* _WRITTEN EXERCISE_: Copy the lines of the data below exactly, starting at the first and stopping after the line that contains "import pandas as pd"; include no pictures.

* _WORKING DATA_:
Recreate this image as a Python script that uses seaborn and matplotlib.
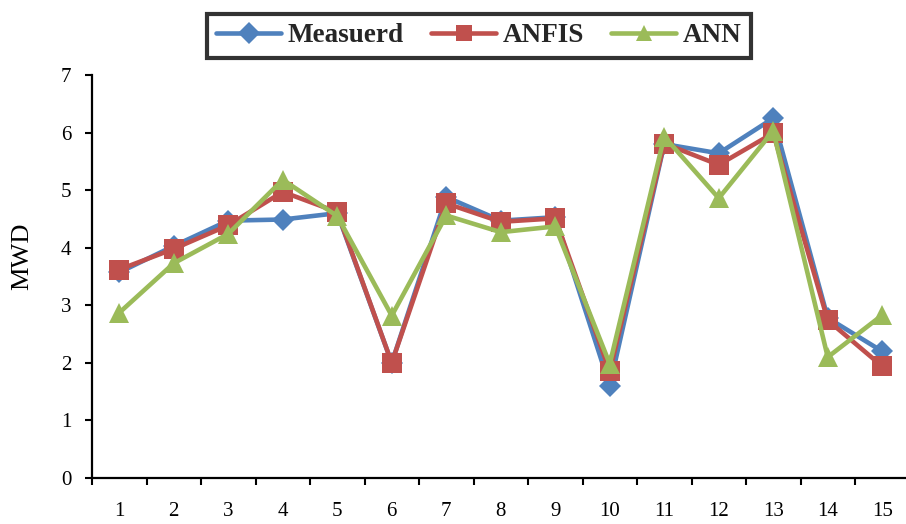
import matplotlib
matplotlib.use("Agg")
import matplotlib.pyplot as plt
import seaborn as sns
import pandas as pd

categories = list(range(1, 16))
measured = [3.57, 4.03, 4.47, 4.49, 4.60, 2.00, 4.88, 4.47, 4.53, 1.60, 5.80, 5.64, 6.25, 2.78, 2.20]
anfis = [3.62, 3.98, 4.39, 4.97, 4.62, 2.00, 4.77, 4.45, 4.51, 1.85, 5.81, 5.44, 5.99, 2.74, 1.94]
ann = [2.87, 3.73, 4.24, 5.18, 4.55, 2.82, 4.56, 4.27, 4.37, 1.98, 5.93, 4.86, 6.03, 2.10, 2.83]
series_names = ["Measuerd", "ANFIS", "ANN"]

df = pd.DataFrame({
    "x": categories * 3,
    "MWD": measured + anfis + ann,
    "series": [series_names[0]] * 15 + [series_names[1]] * 15 + [series_names[2]] * 15,
})

sns.set_theme(style="white")
plt.rcParams["font.family"] = ["Liberation Serif", "DejaVu Serif"]

fig = plt.figure(figsize=(9.06, 5.24), dpi=100)
ax = fig.add_axes([92 / 906, 1 - 478 / 524, (909.5 - 92) / 906, 403 / 524])

colors = {"Measuerd": "#4F81BD", "ANFIS": "#C0504D", "ANN": "#9BBB59"}
markers = {"Measuerd": "D", "ANFIS": "s", "ANN": "^"}
sizes = {"Measuerd": 11, "ANFIS": 14, "ANN": 15}

for name in series_names:
    sub = df[df["series"] == name]
    sns.lineplot(data=sub, x="x", y="MWD", ax=ax, color=colors[name],
                 marker=markers[name], markersize=sizes[name], linewidth=3.3,
                 markeredgewidth=0, label=name)

ax.set_xlim(0.5, 15.5)
ax.set_ylim(0, 7)
ax.set_xticks(categories)
ax.set_xticklabels([str(c) for c in categories])
ax.set_xticks([c + 0.5 for c in range(0, 15)], minor=True)
ax.set_yticks(range(0, 8))
ax.tick_params(axis="x", which="major", length=0, pad=17, labelsize=15, colors="black")
ax.tick_params(axis="x", which="minor", length=5, width=1.5, direction="out", color="black", bottom=True)
ax.tick_params(axis="y", length=5, width=1.5, direction="out", pad=10, labelsize=15, colors="black", left=True)
for s in ["top", "right"]:
    ax.spines[s].set_visible(False)
for s in ["left", "bottom"]:
    ax.spines[s].set_color("black")
    ax.spines[s].set_linewidth(1.6)
ax.grid(False)
ax.set_xlabel("")
ax.set_ylabel("MWD", fontsize=19, color="black")
ax.yaxis.set_label_coords(-0.072, 0.55)

ax.legend_.remove()
handles, labels = ax.get_legend_handles_labels()
leg = fig.legend(handles, labels, loc="center", bbox_to_anchor=(479 / 906, 1 - 36 / 524),
                 ncol=3, frameon=True, fancybox=False, handlelength=2.4, columnspacing=1.0,
                 handletextpad=0.25, borderpad=0.35, prop={"weight": "bold", "size": 19.5})
leg.get_frame().set_edgecolor("black")
leg.get_frame().set_linewidth(3)
for h in leg.legend_handles:
    h.set_markersize(11)

fig.savefig("out.png", dpi=100)
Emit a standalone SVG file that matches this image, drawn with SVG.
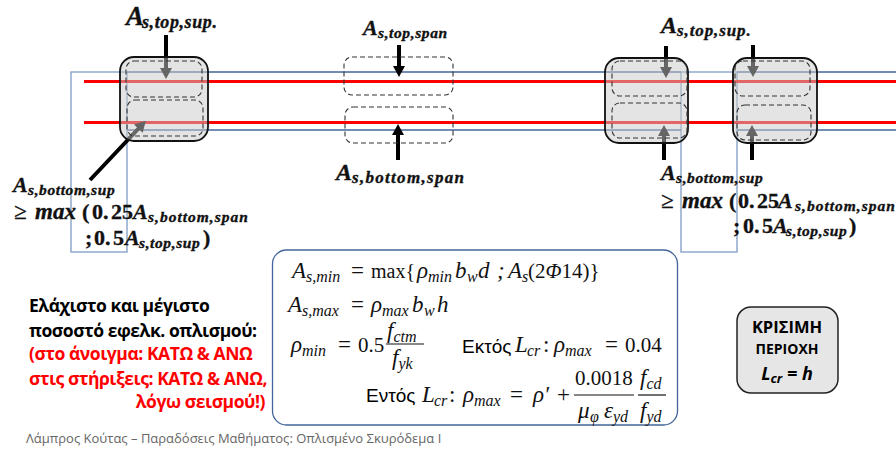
<svg xmlns="http://www.w3.org/2000/svg" width="896" height="449" viewBox="0 0 896 449">
<defs>
<marker id="ah" markerUnits="userSpaceOnUse" markerWidth="12" markerHeight="12" refX="1" refY="6" orient="auto"><path d="M0 0L11 6L0 12Z" fill="#000"/></marker>
</defs>
<style>
.blue{stroke:#44659a;stroke-width:1.5;fill:none}
.col{stroke:#7f9cc4;stroke-width:1.3;fill:none}
.red{stroke:#f00;stroke-width:3;fill:none}
.arr{stroke:#000;stroke-width:4;fill:none;marker-end:url(#ah)}
.joint{fill:#c9c9c9;fill-opacity:.5;stroke:#111;stroke-width:1.8}
.dash{fill:none;stroke:#333;stroke-width:1.1;stroke-dasharray:5 3}
.m{font-family:"Liberation Serif",serif;font-weight:700;font-style:italic;fill:#111;stroke:#111;stroke-width:.35}
.a{font-size:27px}.a2{font-size:24px}.a3{font-size:22px}
.s{font-size:18px;letter-spacing:.6px}.s2{font-size:17px;letter-spacing:.9px}.s3{font-size:15.5px;letter-spacing:.6px}
.w{letter-spacing:1.3px}.w3{letter-spacing:1px}
.b{font-size:23px}
.n{font-style:normal;font-size:22px;word-spacing:-3px}
.f{font-family:"Liberation Serif",serif;font-style:italic;font-size:23px;fill:#111}
.u{font-style:normal}
.d{font-style:normal;font-size:21px}
.x{font-style:normal;font-size:20px}
.fs{font-size:16px}
.g{font-family:"Liberation Sans",sans-serif;fill:#000;font-size:19px}
.h{font-family:"Open Sans","Liberation Sans",sans-serif;font-weight:700;font-size:17.5px;letter-spacing:-.45px}
.k{font-family:"Open Sans","Liberation Sans",sans-serif;font-weight:700;fill:#000}
.fr{stroke:#111;stroke-width:1.2}
</style>
<g id="structure">
<rect class="col" x="71" y="72" width="56" height="180"/>
<rect class="col" x="681" y="72" width="56" height="180"/>
<path class="blue" d="M127 72H681M737 72H896M127 130H681M737 130H896"/>
<path class="red" d="M84 81.500H896M84 122.500H896"/>
</g>
<g id="connectors">
<path class="arr" d="M166 35V69"/>
<path class="arr" d="M90 180L139 128"/>
<path class="arr" d="M399 45V67"/>
<path class="arr" d="M398 160V134"/>
<path class="arr" d="M666 46V68"/>
<path class="arr" d="M664 160V135"/>
<path class="arr" d="M753 45V67"/>
<path class="arr" d="M752 160V135"/>
</g>
<g id="joint-left">
<rect class="joint" x="120" y="57" width="88" height="84" rx="14"/>
<rect class="dash" x="126" y="61" width="76" height="36" rx="8"/>
<rect class="dash" x="127" y="100" width="76" height="36" rx="8"/>
</g>
<g id="span-zones">
<rect class="dash" x="344" y="57" width="109" height="38" rx="8"/>
<rect class="dash" x="345" y="107" width="108" height="36" rx="8"/>
</g>
<g id="joint-mid">
<rect class="joint" x="605" y="58" width="83" height="85" rx="14"/>
<rect class="dash" x="612" y="61" width="75" height="35" rx="8"/>
<rect class="dash" x="612" y="103" width="75" height="35" rx="8"/>
</g>
<g id="joint-right">
<rect class="joint" x="733" y="58" width="84" height="85" rx="14"/>
<rect class="dash" x="735" y="61" width="75" height="35" rx="8"/>
<rect class="dash" x="737" y="105" width="74" height="35" rx="8"/>
</g>
<g id="label-top-left"><text class="m" x="126" y="25"><tspan class="a">A</tspan><tspan class="s" x="142" dy="3">s,top,sup.</tspan></text></g>
<g id="label-bottom-left">
<text class="m" x="13" y="192"><tspan class="a3">A</tspan><tspan class="s3" x="28" dy="3">s,bottom,sup</tspan></text>
<text class="m" y="219"><tspan class="b" x="14" font-weight="400">≥</tspan><tspan class="b" x="35">max</tspan><tspan class="n" x="82">(</tspan><tspan class="n" x="92">0. 25</tspan><tspan class="a3" x="133">A</tspan><tspan class="s3 w3" x="148" dy="3">s,bottom,span</tspan></text>
<text class="m" y="245"><tspan class="n" x="85">;</tspan><tspan class="n" x="94">0. 5</tspan><tspan class="a3" x="125">A</tspan><tspan class="s3" x="139" dy="3">s,top,sup</tspan><tspan class="n" x="203" dy="-3">)</tspan></text>
</g>
<g id="label-top-span"><text class="m" x="363" y="35"><tspan class="a3">A</tspan><tspan class="s3" x="378" dy="3">s,top,span</tspan></text></g>
<g id="label-bottom-span"><text class="m" x="336" y="180"><tspan class="a2">A</tspan><tspan class="s2 w" x="352" dy="3">s,bottom,span</tspan></text></g>
<g id="label-top-right"><text class="m" x="661" y="33"><tspan class="a2">A</tspan><tspan class="s2" x="677" dy="3">s,top,sup.</tspan></text></g>
<g id="label-bottom-right">
<text class="m" x="661" y="180"><tspan class="a3">A</tspan><tspan class="s3" x="676" dy="3">s,bottom,sup</tspan></text>
<text class="m" y="208"><tspan class="b" x="661" font-weight="400">≥</tspan><tspan class="b" x="682">max</tspan><tspan class="n" x="729">(</tspan><tspan class="n" x="738">0. 25</tspan><tspan class="a3" x="778">A</tspan><tspan class="s3 w3" x="795" dy="3">s,bottom,span</tspan></text>
<text class="m" y="233"><tspan class="n" x="733">;</tspan><tspan class="n" x="743">0. 5</tspan><tspan class="a3" x="773">A</tspan><tspan class="s3" x="786" dy="3">s,top,sup</tspan><tspan class="n" x="849" dy="-3">)</tspan></text>
</g>
<g id="formula-box">
<rect x="272.500" y="250" width="405" height="175" rx="14" fill="#fff" stroke="#44659a" stroke-width="1.3"/>
<text class="f" y="278"><tspan x="292">A</tspan><tspan class="fs" x="306" dy="4">s,min</tspan><tspan class="u" x="351" dy="-4">=</tspan><tspan class="x" x="371">max{</tspan><tspan x="417">ρ</tspan><tspan class="fs" x="428" dy="4">min</tspan><tspan x="455" dy="-4">b</tspan><tspan class="fs" x="467" dy="4">w</tspan><tspan x="478" dy="-4">d</tspan><tspan x="497">;</tspan><tspan x="508">A</tspan><tspan class="fs" x="522" dy="4">s</tspan><tspan class="d" x="528" dy="-4">(2</tspan><tspan style="font-size:21px">Φ</tspan><tspan class="d">14)}</tspan></text>
<text class="f" y="312"><tspan x="288">A</tspan><tspan class="fs" x="302" dy="4">s,max</tspan><tspan class="u" x="351" dy="-4">=</tspan><tspan x="371">ρ</tspan><tspan class="fs" x="382" dy="4">max</tspan><tspan x="412" dy="-4">b</tspan><tspan class="fs" x="424" dy="4">w</tspan><tspan x="437" dy="-4">h</tspan></text>
<text class="f" y="352"><tspan x="291">ρ</tspan><tspan class="fs" x="302" dy="4">min</tspan><tspan class="u" x="338" dy="-4">=</tspan><tspan class="d" x="358">0.5</tspan></text>
<text class="f" x="387" y="338">f<tspan class="fs" dy="4">ctm</tspan></text>
<line class="fr" x1="386" y1="344" x2="424" y2="344"/>
<text class="f" x="392" y="365">f<tspan class="fs" dy="4">yk</tspan></text>
<text class="g" x="462" y="353">Εκτός</text>
<text class="f" y="352"><tspan x="515">L</tspan><tspan class="fs" x="527" dy="4">cr</tspan><tspan class="u" x="543" dy="-4">:</tspan><tspan x="554">ρ</tspan><tspan class="fs" x="565" dy="4">max</tspan><tspan class="u" x="605" dy="-4">=</tspan><tspan class="d" x="625">0.04</tspan></text>
<text class="g" x="366" y="402">Εντός</text>
<text class="f" y="402"><tspan x="422">L</tspan><tspan class="fs" x="434" dy="4">cr</tspan><tspan class="u" x="449" dy="-4">:</tspan><tspan x="463">ρ</tspan><tspan class="fs" x="474" dy="4">max</tspan><tspan class="u" x="510" dy="-4">=</tspan><tspan x="533">ρ′</tspan><tspan class="u" x="557">+</tspan></text>
<text class="f d" x="575" y="385">0.0018</text>
<line class="fr" x1="574" y1="395" x2="634" y2="395"/>
<text class="f" y="418"><tspan x="578">μ</tspan><tspan class="fs" x="590" dy="4">φ</tspan><tspan x="604" dy="-4">ε</tspan><tspan class="fs" x="613" dy="4">yd</tspan></text>
<text class="f" x="640" y="385">f<tspan class="fs" dy="4">cd</tspan></text>
<line class="fr" x1="638" y1="395" x2="666" y2="395"/>
<text class="f" x="640" y="418">f<tspan class="fs" dy="4">yd</tspan></text>
</g>
<g id="note">
<text class="h" x="29" y="312" fill="#000">Ελάχιστο και μέγιστο</text>
<text class="h" x="29" y="337" fill="#000">ποσοστό εφελκ. οπλισμού:</text>
<text class="h" x="29" y="360" fill="#f00">(στο άνοιγμα: ΚΑΤΩ &amp; ΑΝΩ</text>
<text class="h" x="29" y="385" fill="#f00">στις στήριξεις: ΚΑΤΩ &amp; ΑΝΩ,</text>
<text class="h" x="265" y="408" fill="#f00" text-anchor="end">λόγω σεισμού!)</text>
</g>
<g id="critical-zone">
<rect x="737" y="307" width="101" height="86" rx="14" fill="#e6e6e6" stroke="#222" stroke-width="1.5"/>
<text class="k" x="787" y="333" text-anchor="middle" font-size="16.500">ΚΡΙΣΙΜΗ</text>
<text class="k" x="787" y="354" text-anchor="middle" font-size="14">ΠΕΡΙΟΧΗ</text>
<text class="k" x="787" y="380" text-anchor="middle" font-size="18" font-style="italic">L<tspan font-size="13" dy="3">cr</tspan><tspan dy="-3"> = h</tspan></text>
</g>
<g id="footer"><text x="26" y="443" font-family="Open Sans,Liberation Sans,sans-serif" font-size="13" fill="#666">Λάμπρος Κούτας – Παραδόσεις Μαθήματος: Οπλισμένο Σκυρόδεμα Ι</text></g>
</svg>
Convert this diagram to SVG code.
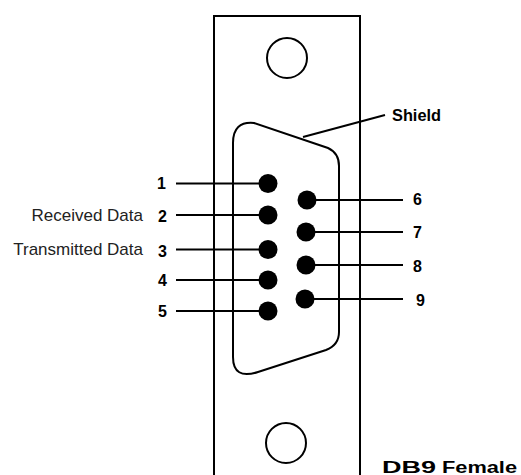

* _REPLY_:
Recreate this image as a Python script that uses seaborn and matplotlib.
import matplotlib
matplotlib.use("Agg")
import matplotlib.pyplot as plt
import seaborn as sns
import pandas as pd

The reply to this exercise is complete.